According to their website, the pond is an art installation you can swim in. The designers have tried to build something more akin to a wild swimming pond than an urban lido. So you have plants growing in one end of the pool. There’s no chlorination, and they heavily limit the number of swimmers – 164 a day over a number of sessions.
I was there for the 6:30-8:30am session, and the most we had in the pool would have been eight people. Most were “doing lengths”, but there aren’t any lane markers or anything, so if you’re the sort of swimmer who wants to get their distance in, you should probably stick to other pools with their regimented lanes by speed. There’s a deep end and a shallow end, but I couldn’t tell you how deep it is. I’m 6’2″ and I couldn’t stand up in it, nor remotely feel the bottom. So it’s much less regimented than other pools would be first thing in the morning.
There’s also a bit of a splash area – aimed at kids perhaps? Nobody was splashing around this morning with an ambient temperature of about 11C. A chalkboard claimed the water was 16C. Either way, you have to take a cold shower before getting in, so that gets your blood pumping anyway!
I should note that after I booked my ticket I only then noticed that rain was forecast.
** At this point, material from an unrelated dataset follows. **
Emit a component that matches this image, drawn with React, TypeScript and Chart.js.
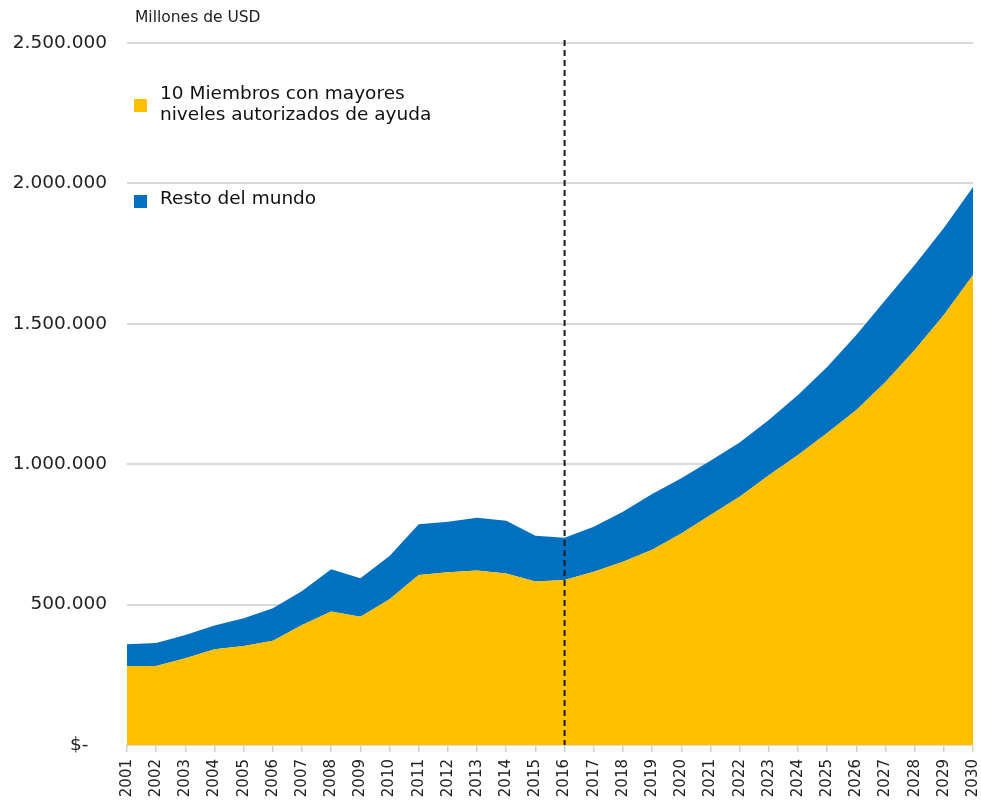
import React, { useEffect, useRef } from "react";
import { Chart, registerables } from "chart.js";

Chart.register(...registerables);

const years: string[] = [
  "2001", "2002", "2003", "2004", "2005", "2006", "2007", "2008", "2009", "2010",
  "2011", "2012", "2013", "2014", "2015", "2016", "2017", "2018", "2019", "2020",
  "2021", "2022", "2023", "2024", "2025", "2026", "2027", "2028", "2029", "2030",
];

const top10Members: number[] = [
  281000, 281000, 309000, 341000, 353000, 371000, 427000, 475000, 457000, 519000,
  605000, 615000, 621000, 611000, 582000, 588000, 617000, 653000, 695000, 753000,
  819000, 884000, 961000, 1033000, 1111000, 1193000, 1293000, 1407000, 1531000, 1674000,
];

const restOfWorld: number[] = [
  78000, 82000, 83000, 85000, 98000, 116000, 121000, 151000, 137000, 154000,
  181000, 180000, 188000, 188000, 163000, 150000, 160000, 178000, 199000, 197000,
  193000, 193000, 196000, 213000, 235000, 267000, 292000, 302000, 310000, 313000,
];

const seriesLabels: string[][] = [
  ["10 Miembros con mayores", "niveles autorizados de ayuda"],
  ["Resto del mundo"],
];
const seriesColors: string[] = ["#FFC000", "#0070C0"];
const unitLabel = "Millones de USD";
const markerYear = "2016";

const FONT = "'DejaVu Sans', Verdana, sans-serif";

function formatTick(v: number): string {
  if (v === 0) return "$-\u2003";
  return Math.round(v).toString().replace(/\B(?=(\d{3})+(?!\d))/g, ".");
}

const overlayPlugin = {
  id: "overlay",
  afterDatasetsDraw(chart: any) {
    const ctx = chart.ctx;
    const x = chart.scales.x.getPixelForValue(years.indexOf(markerYear));
    const bottom = chart.chartArea.bottom;
    ctx.save();
    ctx.strokeStyle = "#1a1a1a";
    ctx.lineWidth = 2;
    ctx.setLineDash([6, 4]);
    ctx.beginPath();
    ctx.moveTo(x, chart.chartArea.top - 3);
    ctx.lineTo(x, bottom);
    ctx.stroke();
    ctx.restore();
  },
  afterDraw(chart: any) {
    const ctx = chart.ctx;
    ctx.save();
    ctx.fillStyle = "#222";
    ctx.font = `15.5px ${FONT}`;
    ctx.textBaseline = "middle";
    ctx.textAlign = "left";
    ctx.fillText(unitLabel, 135, 18);

    const entries = [
      { sq: 99, lines: [94, 115] },
      { sq: 195, lines: [199] },
    ];
    ctx.font = `18.5px ${FONT}`;
    entries.forEach((e, i) => {
      ctx.fillStyle = seriesColors[i];
      ctx.fillRect(134, e.sq, 13, 13);
      ctx.fillStyle = "#111";
      seriesLabels[i].forEach((line, j) => {
        ctx.fillText(line, 160, e.lines[j]);
      });
    });
    ctx.restore();
  },
};

export default function App() {
  const canvasRef = useRef<HTMLCanvasElement | null>(null);

  useEffect(() => {
    if (!canvasRef.current) return;
    const chart = new Chart(canvasRef.current, {
      type: "line",
      data: {
        labels: years,
        datasets: [
          {
            label: seriesLabels[0].join(" "),
            data: top10Members,
            backgroundColor: seriesColors[0],
            borderColor: seriesColors[0],
            borderWidth: 0,
            pointRadius: 0,
            fill: "origin",
            tension: 0,
          },
          {
            label: seriesLabels[1].join(" "),
            data: restOfWorld,
            backgroundColor: seriesColors[1],
            borderColor: seriesColors[1],
            borderWidth: 0,
            pointRadius: 0,
            fill: "-1",
            tension: 0,
          },
        ],
      },
      options: {
        animation: false,
        responsive: true,
        maintainAspectRatio: false,
        layout: { padding: { top: 43, right: 8, left: 0, bottom: 0 } },
        plugins: {
          legend: { display: false },
          tooltip: { enabled: false },
          filler: { propagate: false },
        },
        scales: {
          x: {
            offset: false,
            grid: {
              drawOnChartArea: false,
              drawTicks: true,
              tickLength: 7,
              color: "#d0d0d0",
              lineWidth: 1.5,
            },
            border: { display: true, color: "#d9d9d9", width: 2 },
            ticks: {
              autoSkip: false,
              minRotation: 90,
              maxRotation: 90,
              padding: 7,
              color: "#222",
              font: { family: FONT, size: 15 },
            },
            afterFit(scale: any) {
              scale.height = 57;
              scale.paddingLeft = 0;
              scale.paddingRight = 0;
            },
          },
          y: {
            stacked: true,
            min: 0,
            max: 2500000,
            grid: {
              color: "#d9d9d9",
              lineWidth: 2,
              drawTicks: false,
            },
            border: { display: false },
            ticks: {
              stepSize: 500000,
              padding: 20,
              color: "#222",
              font: { family: FONT, size: 18.5 },
              callback: (v: any) => formatTick(Number(v)),
            },
            afterFit(scale: any) {
              scale.width = 127;
              scale.paddingTop = 0;
              scale.paddingBottom = 0;
            },
          },
        },
      },
      plugins: [overlayPlugin],
    });
    return () => chart.destroy();
  }, []);

  return (
    <div style={{ position: "absolute", left: 0, top: 0, width: 981, height: 802, background: "#fff" }}>
      <canvas ref={canvasRef} />
    </div>
  );
}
It stayed away in the event, but swimming in the rain is quite a pleasant sensation too (the wire lockers may be a bit exposed, so be wary of that).
As ever, once you get moving, you don’t really notice the cold, although I should note that I’m the sort of person who’s perfectly happy swimming in the sea around the UK. Indeed, I thought the lifeguard sitting in a zipped up tracksuit looked colder than me.
I only noticed a couple of people wetting wet suits, most were hardy swimsuit-only types.
You need to book in advance to get a swim, in the main because they’re obviously keen not to over-fill it. And they only sell tickets two weeks ahead – perhaps to ensure that the entire allocation of tickets isn’t used by the same regulars every day? For an early morning swim like mine, the price was a pretty reasonable £3.50. It goes up to £6.50 during the day.
It looks like some kind of semi-permanent bar/food area is being constructed adjacent to the site. But you do need to know that you’re essentially swimming within a large construction area. Walking to the swim I realised that many of those around me were heading to their work sites.
You should also know that there aren’t really many in the way of comforts that your gym’s pool might have. No mirrors or hair dryers (Although I didn’t use the toilets). But I think they’re not looking to provide that kind of experience.
Well worth a visit if you’re an urbanite in the area. If you live somewhere more rural, then just jump in a pond, river or the sea!